Figure scripts:
━━━━━━━━

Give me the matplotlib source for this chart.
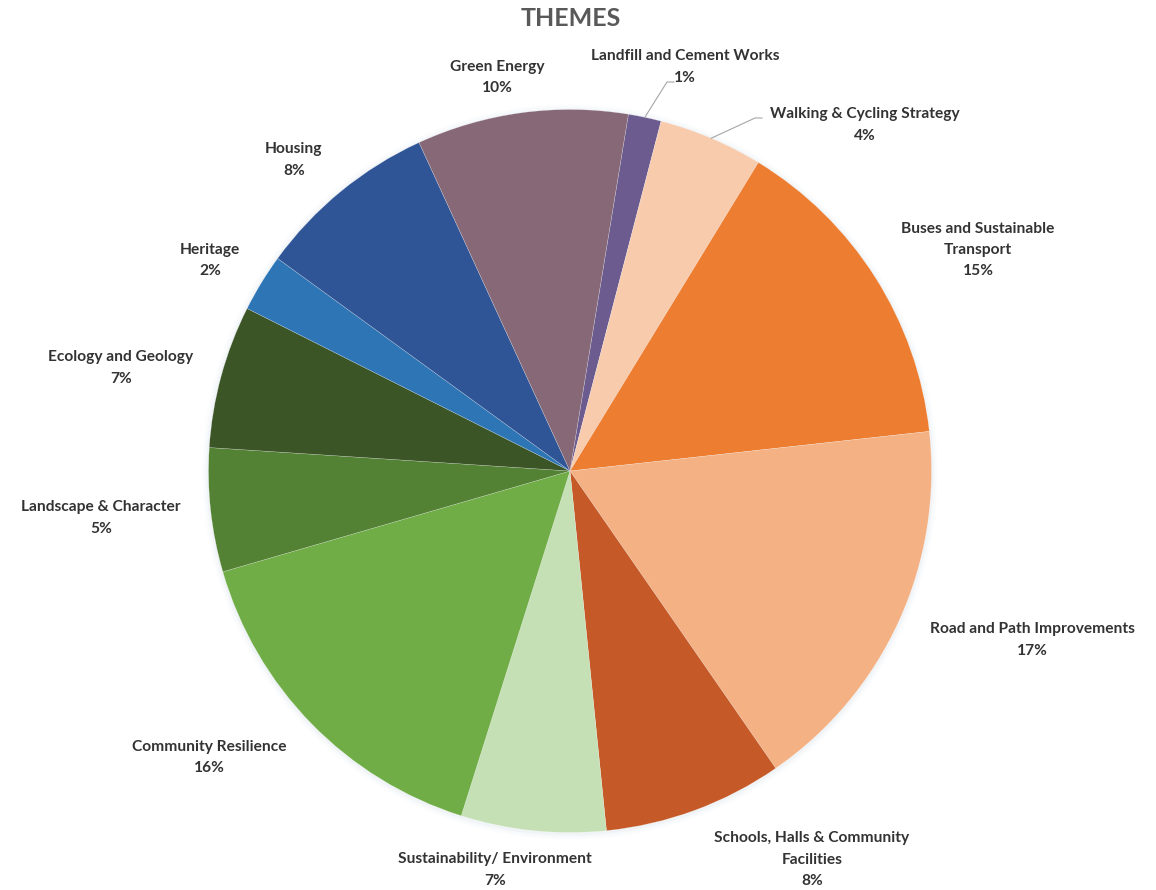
import numpy as np
import matplotlib
matplotlib.use("Agg")
import matplotlib.pyplot as plt

# ---- data (order clockwise from top) ----
categories = [
    "Landfill and Cement Works",
    "Walking & Cycling Strategy",
    "Buses and Sustainable\nTransport",
    "Road and Path Improvements",
    "Schools, Halls & Community\nFacilities",
    "Sustainability/ Environment",
    "Community Resilience",
    "Landscape & Character",
    "Ecology and Geology",
    "Heritage",
    "Housing",
    "Green Energy",
]
shares = [1.47, 4.67, 14.53, 17.11, 8.03, 6.47, 15.64, 5.53, 6.39, 2.58, 8.14, 9.44]
pct_labels = ["1%", "4%", "15%", "17%", "8%", "7%", "16%", "5%", "7%", "2%", "8%", "10%"]
colors = ["#6B5B8E", "#F8CBAD", "#ED7D31", "#F4B183", "#C55A28", "#C5E0B4",
          "#70AD47", "#548235", "#3B5526", "#2E75B6", "#2F5597", "#866877"]

# ---- layout (pixel positions, y measured from top) ----
W, H = 1156, 890
cx, cy, R = 570, 471, 361.5
start_offset = 9.3  # degrees clockwise from 12 o'clock where first slice starts
label_pos = [(685, 67), (865, 125), (978, 250), (1032, 640), (812, 859.5),
             (495, 870), (209, 757.5), (101, 518), (121, 368), (210, 260.5),
             (294, 160), (497, 77.5)]
leader_elbows = {0: [(667, 82), (674, 82)], 1: [(755, 118), (762, 118)]}

FONT = ["Lato", "DejaVu Sans"]
TXT = "#333333"

fig = plt.figure(figsize=(W / 100, H / 100), dpi=100)
ax = fig.add_axes([0, 0, 1, 1])
ax.set_xlim(0, W)
ax.set_ylim(0, H)
ax.set_aspect("equal")
ax.axis("off")

# soft shadow
for k, a in zip([6, 4, 2], [0.03, 0.04, 0.06]):
    ax.add_patch(plt.Circle((cx, H - cy - 1), R + k, color="#9fb3c8", alpha=a, lw=0, zorder=0))

wedges, _ = ax.pie(shares, colors=colors, startangle=90 - start_offset, counterclock=False,
                   center=(cx, H - cy), radius=R, frame=True,
                   wedgeprops=dict(edgecolor=(1, 1, 1, 0.45), linewidth=0.3))
ax.set_xlim(0, W)
ax.set_ylim(0, H)
ax.axis("off")

for i, (cat, pct) in enumerate(zip(categories, pct_labels)):
    x, y = label_pos[i]
    ax.text(x, H - y, f"{cat}\n{pct}", ha="center", va="center", multialignment="center",
            fontsize=11.2, fontweight="bold", color=TXT, family=FONT, linespacing=1.67)
    if i in leader_elbows:
        w = wedges[i]
        mid = np.deg2rad((w.theta1 + w.theta2) / 2)
        sx = w.center[0] + w.r * np.cos(mid)
        sy = w.center[1] + w.r * np.sin(mid)
        pts = [(sx, sy)] + [(px, H - py) for px, py in leader_elbows[i]]
        xs, ys = zip(*pts)
        ax.plot(xs, ys, color="#A6A6A6", lw=0.8, zorder=5)

ax.text(571, H - 18, "THEMES", ha="center", va="center", fontsize=18, fontweight="bold",
        color="#595959", family=FONT)

fig.savefig("out.png", dpi=100, facecolor="white")
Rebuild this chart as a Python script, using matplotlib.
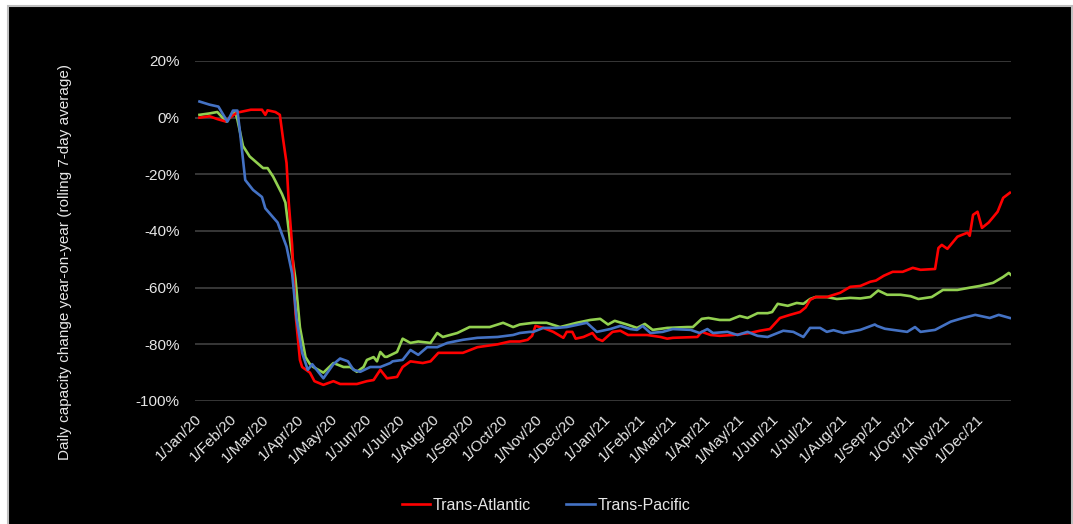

━━━━━━━━

INSTRUCTIONS FOR THE TASK: Restate each line from the start of the listing through the line bearing "ax.add_patch(plt.Circle((cx, H - cy" word for word. Drop the pictures.

EXERCISE RESULT:
Give me the matplotlib source for this chart.
import numpy as np
import matplotlib
matplotlib.use("Agg")
import matplotlib.pyplot as plt

# ---- data (order clockwise from top) ----
categories = [
    "Landfill and Cement Works",
    "Walking & Cycling Strategy",
    "Buses and Sustainable\nTransport",
    "Road and Path Improvements",
    "Schools, Halls & Community\nFacilities",
    "Sustainability/ Environment",
    "Community Resilience",
    "Landscape & Character",
    "Ecology and Geology",
    "Heritage",
    "Housing",
    "Green Energy",
]
shares = [1.47, 4.67, 14.53, 17.11, 8.03, 6.47, 15.64, 5.53, 6.39, 2.58, 8.14, 9.44]
pct_labels = ["1%", "4%", "15%", "17%", "8%", "7%", "16%", "5%", "7%", "2%", "8%", "10%"]
colors = ["#6B5B8E", "#F8CBAD", "#ED7D31", "#F4B183", "#C55A28", "#C5E0B4",
          "#70AD47", "#548235", "#3B5526", "#2E75B6", "#2F5597", "#866877"]

# ---- layout (pixel positions, y measured from top) ----
W, H = 1156, 890
cx, cy, R = 570, 471, 361.5
start_offset = 9.3  # degrees clockwise from 12 o'clock where first slice starts
label_pos = [(685, 67), (865, 125), (978, 250), (1032, 640), (812, 859.5),
             (495, 870), (209, 757.5), (101, 518), (121, 368), (210, 260.5),
             (294, 160), (497, 77.5)]
leader_elbows = {0: [(667, 82), (674, 82)], 1: [(755, 118), (762, 118)]}

FONT = ["Lato", "DejaVu Sans"]
TXT = "#333333"

fig = plt.figure(figsize=(W / 100, H / 100), dpi=100)
ax = fig.add_axes([0, 0, 1, 1])
ax.set_xlim(0, W)
ax.set_ylim(0, H)
ax.set_aspect("equal")
ax.axis("off")

# soft shadow
for k, a in zip([6, 4, 2], [0.03, 0.04, 0.06]):
    ax.add_patch(plt.Circle((cx, H - cy - 1), R + k, color="#9fb3c8", alpha=a, lw=0, zorder=0))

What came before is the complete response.